Ilustrasi unjuk rasa driver ojol. Foto: dok Medcom.id/Desi.

Status UMKM untuk Ojol Dinilai Perlu Dikaji Ulang Jelang May Day 2025

M Rodhi Aulia • 29 April 2025 15:57

Jakarta: Menjelang peringatan Hari Buruh Internasional (May Day) 2025, wacana pengategorian pengemudi ojek online (ojol) sebagai pelaku Usaha Mikro, Kecil, dan Menengah (UMKM) menuai sorotan. Sebagian pihak menilai pendekatan tersebut belum menjawab persoalan struktural yang dihadapi para pengemudi di era kerja berbasis digital.

Direktur Eksekutif Migrant Watch yang juga pengamat ketenagakerjaan, Aznil Tan, mengingatkan bahwa penempatan ojol sebagai pelaku UMKM bisa berisiko menutupi hubungan kerja yang sesungguhnya terjadi. Ia menilai para pengemudi bekerja di bawah sistem yang mengandung elemen kontrol dan ketergantungan tinggi terhadap platform.

"Ini bukan solusi. Ini adalah upaya memutihkan praktik eksploitatif. Para pengemudi bekerja di bawah kendali ketat algoritma, ada target, ada penalti tersembunyi. Ini semua adalah karakteristik pekerja, bukan pelaku usaha mandiri," kata Aznil di Jakarta, Selasa, 29 April 2025.

Menurutnya, jika skema UMKM diterapkan begitu saja, persoalan utama seperti ketimpangan relasi kuasa antara perusahaan aplikasi dan pengemudi tidak akan terselesaikan. Ia menyoroti bahwa tarif, alur kerja, hingga pendapatan, seluruhnya ditentukan oleh aplikator tanpa ruang perundingan yang setara.

Baca juga: Apa Itu May Day Setiap 1 Mei? Simak Fakta-fakta Ini

"Bagaimana mungkin mereka disebut UMKM sementara mereka sepenuhnya bergantung pada aplikator yang mengatur tarif, membatasi akses order, dan menentukan pendapatan tanpa ada perundingan setara? Ini bentuk pengingkaran terhadap relasi kuasa yang timpang antara perusahaan digital dengan para pengemudi," tegasnya.

Aznil juga mengkritisi argumen pemerintah yang menyebutkan bahwa hanya sebagian kecil pengemudi yang bisa diserap jika dijadikan pekerja formal.
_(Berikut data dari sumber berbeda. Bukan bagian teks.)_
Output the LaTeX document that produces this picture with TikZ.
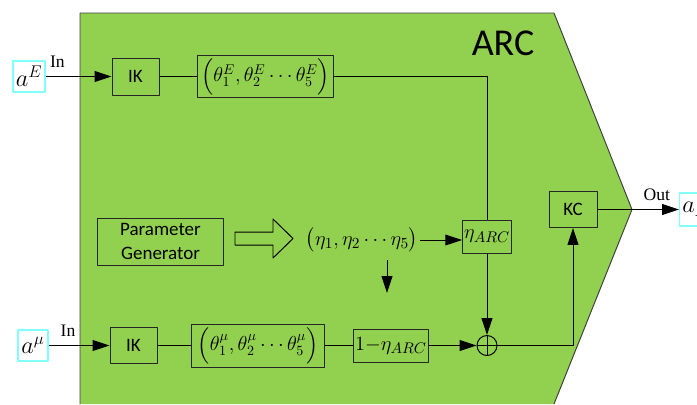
\documentclass[tikz,border=0pt]{standalone}
\usepackage{amsmath}
\usepackage{fontspec}
\setmainfont{Liberation Serif}
\setsansfont{Carlito}
\usetikzlibrary{arrows.meta, positioning}
\definecolor{arcgreen}{RGB}{146,208,80}
\definecolor{portcyan}{RGB}{128,255,255}
\newcommand{\mfont}{\fontsize{15}{18}\selectfont}
\newcommand{\tfont}{\fontsize{14}{17}\selectfont}

\begin{document}
\begin{tikzpicture}[
  x=0.025cm,y=-0.025cm,
  line join=round,
  >={Triangle[length=0.42cm,width=0.27cm]},
  blk/.style={draw=black!85,line width=0.7pt,inner sep=1pt,font=\sffamily\fontsize{13.5}{16.4}\selectfont},
  mblk/.style={draw=black!85,line width=0.7pt,inner sep=1pt,font=\mfont},
  port/.style={draw=portcyan,fill=white,line width=0.8pt,inner sep=0pt,font=\fontsize{18}{20}\selectfont},
  wire/.style={draw=black,line width=0.7pt},
  lbl/.style={font=\fontsize{12.5}{14}\selectfont,inner sep=1pt}
]

\useasboundingbox (0,0) rectangle (697,404);

% ARC block
\fill[arcgreen] (80,13) -- (554,13) -- (632,209.5) -- (554,404) -- (80,404) -- cycle;
\draw[black!75,line width=0.7pt] (80,404) -- (80,13) -- (554,13) -- (632,209.5) -- (554,404);
\node[font=\sffamily\fontsize{27}{32}\selectfont] (arc) at (503,43) {ARC};

% upper path
\node[port,minimum width=0.8cm,minimum height=0.775cm] (aE) at (29,76.5) {$a^{E}$};
\node[blk,minimum width=1.175cm,minimum height=0.925cm] (ikE) at (135.5,76.5) {IK};
\node[mblk,font=\tfont,minimum width=3.375cm,minimum height=1.05cm] (thE) at (265.5,76.5)
  {$\Bigl(\theta_1^{E},\theta_2^{E}\cdots\theta_5^{E}\Bigr)$};

% parameter generator
\node[blk,align=center,minimum width=3.125cm,minimum height=1.175cm] (param) at (160.5,241.5) {Parameter\\Generator};
\draw[black,line width=0.7pt] (235,232) -- (273,232) -- (273,219) -- (293,238.5)
  -- (273,258) -- (273,245) -- (235,245) -- cycle;
\node[font=\mfont,inner sep=1pt] (etas) at (362,240) {$\bigl(\eta_1,\eta_2\cdots\eta_5\bigr)$};
\node[mblk,minimum width=1.2cm,minimum height=0.825cm] (etaarc) at (487,236.5) {$\eta_{ARC}$};
\coordinate (dnA) at (387,260);
\coordinate (dnB) at (387,293);

% lower path
\node[port,minimum width=0.75cm,minimum height=0.775cm] (amu) at (33,345.5) {$a^{\mu}$};
\node[blk,minimum width=1.175cm,minimum height=0.9cm] (ikM) at (133.5,345.5) {IK};
\node[mblk,font=\tfont,minimum width=3.3cm,minimum height=1.075cm] (thM) at (258,345.5)
  {$\Bigl(\theta_1^{\mu},\theta_2^{\mu}\cdots\theta_5^{\mu}\Bigr)$};
\node[mblk,minimum width=1.85cm,minimum height=0.825cm] (oneeta) at (391,345.5) {$1{-}\eta_{ARC}$};
\node[draw=black,line width=0.7pt,circle,minimum size=0.5cm,inner sep=0pt] (sum) at (487,345.5) {};
\draw[wire] (sum.north) -- (sum.south) (sum.west) -- (sum.east);

% output
\node[blk,minimum width=1.2cm,minimum height=0.9cm] (kc) at (573,209.5) {KC};
\coordinate (tip) at (632,209.5);
\node[port,anchor=west,inner sep=2pt,minimum height=0.825cm] (aOut) at (679,209.5) {$a_{ARC}$};

% connections
\draw[wire,->] (aE) -- node[lbl,pos=0.18,above=5pt] {In} (ikE);
\draw[wire] (ikE) -- (thE);
\draw[wire] (thE.east) -| (etaarc.north);
\draw[wire,->] (etas.east) -- (etas.east -| etaarc.west);
\draw[wire,->] (dnA) -- (dnB);
\draw[wire,->] (etaarc) -- (sum);
\draw[wire,->] (amu) -- node[lbl,pos=0.32,above=5pt] {In} (ikM);
\draw[wire] (ikM) -- (thM) -- (oneeta);
\draw[wire,->] (oneeta) -- (sum);
\draw[wire,->] (sum.east) -| (kc.south);
\draw[wire] (kc.east) -- (tip);
\draw[wire,->] (tip) -- node[lbl,pos=0.53,above=5pt] {Out} (aOut);

\end{tikzpicture}
\end{document}
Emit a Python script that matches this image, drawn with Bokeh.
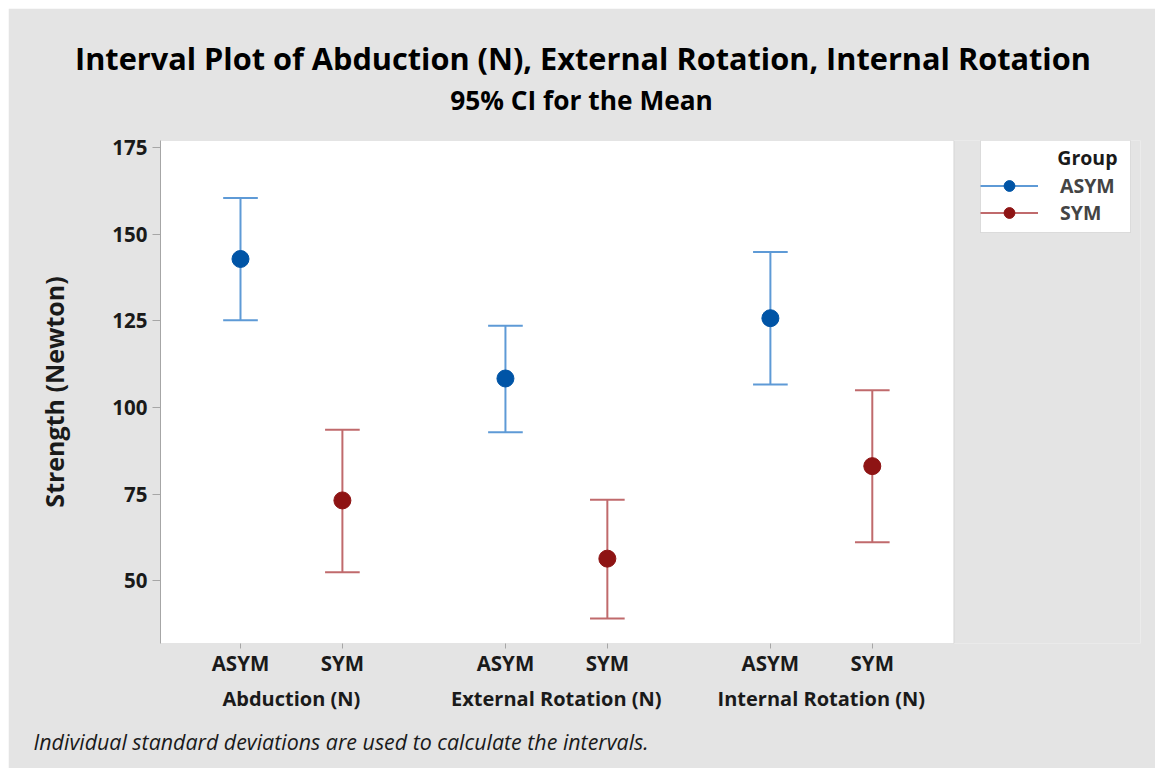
from bokeh.plotting import figure
from bokeh.models import (ColumnDataSource, FixedTicker, LinearAxis, Range1d, BoxAnnotation,
                          Title, Label, Legend, LegendItem, Spacer)
from bokeh.layouts import row, column
from bokeh.embed import file_html
from bokeh.resources import INLINE

# ---- data: 95% CI for the mean, per measure and group ----
measures = ["Abduction (N)", "External Rotation (N)", "Internal Rotation (N)"]
groups = ["ASYM", "SYM"]
asym_mean = [142.9, 108.4, 125.8]
asym_lower = [125.2, 92.9, 106.7]
asym_upper = [160.5, 123.6, 144.9]
sym_mean = [73.2, 56.4, 83.1]
sym_lower = [52.5, 39.1, 61.1]
sym_upper = [93.6, 73.4, 105.0]
y_ticks = [50, 75, 100, 125, 150, 175]

FONT = "Open Sans"
BG = "#e4e4e4"
GRID = "#a6a6a6"
INK = "#1a1a1a"

# x layout: two groups per measure, a wider gap between measures
STEP = 2.6
CAP = 0.17
X_MIN, X_MAX = -0.785, 7.0      # data area (white box)
X_END = 8.832                   # frame continues to the right to hold the legend
HEADER_X = -1.325               # "Group" row header, left of the data area
SUB_X = 3.347                   # centre of the subtitle
asym_x = [i * STEP for i in range(len(measures))]
sym_x = [i * STEP + 1 for i in range(len(measures))]
centers = [i * STEP + 0.5 for i in range(len(measures))]

W, H = 1147, 760
p = figure(width=W, height=H, x_range=Range1d(X_MIN, X_END), y_range=Range1d(31.9, 177.1),
           output_backend="svg", toolbar_location=None,
           min_border_left=152, min_border_right=15, min_border_top=132, min_border_bottom=125)
p.background_fill_color = BG
p.border_fill_color = BG
p.outline_line_color = None
p.xgrid.visible = False
p.ygrid.visible = False

# white data area with its outline
p.add_layout(BoxAnnotation(right=X_MAX, fill_color="white", fill_alpha=1,
                           line_color=GRID, line_width=1, level="underlay"))


def series(xs, lo, hi, mean, line_color, fill_color):
    src = ColumnDataSource(dict(x=xs, lo=lo, hi=hi, mean=mean,
                                x0=[v - CAP for v in xs], x1=[v + CAP for v in xs]))
    stem = p.segment(x0="x", y0="lo", x1="x", y1="hi", source=src,
                     line_color=line_color, line_width=2)
    p.segment(x0="x0", y0="lo", x1="x1", y1="lo", source=src, line_color=line_color, line_width=2)
    p.segment(x0="x0", y0="hi", x1="x1", y1="hi", source=src, line_color=line_color, line_width=2)
    dot = p.scatter(x="x", y="mean", source=src, size=17, marker="circle",
                    fill_color=fill_color, line_color=fill_color)
    return stem, dot


a_stem, a_dot = series(asym_x, asym_lower, asym_upper, asym_mean, "#5e9ad6", "#0054a6")
s_stem, s_dot = series(sym_x, sym_lower, sym_upper, sym_mean, "#c06a6c", "#8e1414")


def plain_axis(axis, size="20.5px", standoff=0):
    axis.major_label_text_font = FONT
    axis.major_label_text_font_style = "bold"
    axis.major_label_text_font_size = size
    axis.major_label_text_color = INK
    axis.minor_tick_line_color = None
    axis.axis_line_color = None
    axis.major_tick_line_color = None
    axis.major_tick_out = 0
    axis.major_tick_in = 0
    axis.major_label_standoff = standoff


# x ticks only (labels go on the next axis, which also carries the row header)
tax = p.xaxis[0]
tax.ticker = FixedTicker(ticks=asym_x + sym_x)
tax.major_label_overrides = {v: "" for v in asym_x + sym_x}
tax.major_label_text_font_size = "1px"
tax.major_label_standoff = 0
tax.minor_tick_line_color = None
tax.major_tick_out = 5
tax.major_tick_in = 0
tax.major_tick_line_color = GRID
tax.axis_line_color = None

lax = LinearAxis(ticker=FixedTicker(ticks=[HEADER_X] + asym_x + sym_x),
                 bounds=(HEADER_X - 0.2, X_MAX),
                 major_label_overrides={HEADER_X: "Group",
                                        **{v: groups[0] for v in asym_x},
                                        **{v: groups[1] for v in sym_x}})
plain_axis(lax)
p.add_layout(lax, "below")

gax = LinearAxis(ticker=FixedTicker(ticks=centers),
                 major_label_overrides={c: m for c, m in zip(centers, measures)})
plain_axis(gax, size="20px", standoff=5)
p.add_layout(gax, "below")

yax = p.yaxis[0]
yax.ticker = FixedTicker(ticks=y_ticks)
yax.major_label_text_font = FONT
yax.major_label_text_font_style = "bold"
yax.major_label_text_font_size = "20.5px"
yax.major_label_text_color = INK
yax.minor_tick_line_color = None
yax.major_tick_out = 8
yax.major_tick_in = 0
yax.major_tick_line_color = GRID
yax.axis_line_color = GRID
yax.major_label_standoff = 5
yax.axis_label = "Strength (Newton)"
yax.axis_label_text_font = FONT
yax.axis_label_text_font_style = "bold"
yax.axis_label_text_font_size = "25px"
yax.axis_label_text_color = INK
yax.axis_label_standoff = 38

# ---- titles and footnote ----
sax = LinearAxis(ticker=FixedTicker(ticks=[SUB_X]),
                 major_label_overrides={SUB_X: "95% CI for the Mean"})
plain_axis(sax, size="26.3px", standoff=23)
sax.major_label_text_color = "black"
p.add_layout(sax, "above")

p.add_layout(Title(text="Interval Plot of Abduction (N), External Rotation, Internal Rotation",
                   align="left", offset=-85.5, standoff=0, text_font=FONT,
                   text_font_style="bold", text_font_size="30.7px", text_color="black"), "above")
p.add_layout(Title(text="Individual standard deviations are used to calculate the intervals.",
                   align="left", offset=-127, standoff=20, text_font=FONT,
                   text_font_style="italic", text_font_size="21.4px", text_color=INK), "below")

# ---- legend (frame-relative screen units) ----
LEG_L, LEG_R, LEG_B, LEG_T = 820, 970, 411, 503
p.add_layout(BoxAnnotation(left=LEG_L, right=LEG_R, bottom=LEG_B, top=LEG_T,
                           left_units="screen", right_units="screen",
                           bottom_units="screen", top_units="screen",
                           fill_color="white", fill_alpha=1, line_color=GRID, line_width=1,
                           level="underlay"))
p.add_layout(Label(x=LEG_R - 13, y=LEG_T - 17, x_units="screen", y_units="screen",
                   text="Group", text_align="right", text_baseline="middle", text_font=FONT,
                   text_font_style="bold", text_font_size="19.5px", text_color=INK))

legend = Legend(items=[LegendItem(label=groups[0], renderers=[a_stem, a_dot]),
                       LegendItem(label=groups[1], renderers=[s_stem, s_dot])],
                location=(LEG_L, 417.5), orientation="vertical", margin=0)
legend.label_text_font = FONT
legend.label_text_font_style = "bold"
legend.label_text_font_size = "19.5px"
legend.glyph_width = 58
legend.glyph_height = 27
legend.label_standoff = 22
legend.spacing = 0
legend.padding = 9
legend.border_line_color = None
legend.background_fill_alpha = 0
p.add_layout(legend, "center")

page = row(Spacer(width=8), column(Spacer(height=8), p))
open("out.html", "w").write(file_html(page, INLINE))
Ia menilai pendekatan tersebut justru mengabaikan peran negara dalam menciptakan sistem kerja yang adil.

"Kalau saat ini 5 juta pengemudi bisa bekerja di platform, itu bukti bahwa pasar memang membutuhkan mereka. Dalih 'hanya 10% terserap' adalah manipulasi ketakutan untuk membenarkan eksploitasi. Berapa pun jumlah yang terserap itu soal supply and demand. Tugas negara adalah memperbaiki regulasi agar adil, bukan membiarkan ketidakadilan demi alasan mempertahankan pekerjaan," katanya.

Lebih lanjut, ia menyampaikan keprihatinan atas praktik rekrutmen pengemudi secara masif yang tidak disertai perhitungan terhadap dampak ekonomi para pekerja. Situasi tersebut, menurutnya, berpotensi memperparah ketimpangan penghasilan.

"Over kapasitas dalam perekrutan adalah bukti eksploitasi. Aplikator merekrut sebanyak mungkin tanpa memperhitungkan kelayakan penghasilan pengemudi. Yang rugi para ojol, yang untung aplikator. Ini pemanfaatan manusia secara masif demi kepentingan korporasi," ujarnya.

Sebagai penutup, ia menyerukan agar May Day 2025 dijadikan momentum bagi para pekerja digital untuk menyuarakan aspirasi dan mendorong lahirnya regulasi yang melindungi hak-hak mereka.

"Sistem perbudakan digital ini harus dilawan. Pada May Day 2025, seluruh pekerja digital—ojol, kurir, pekerja lepas platform—harus bersatu, bangkit, dan menuntut hak-haknya. Saatnya Indonesia membentuk Undang-Undang Pelindungan Pekerja Digital!" pungkasnya.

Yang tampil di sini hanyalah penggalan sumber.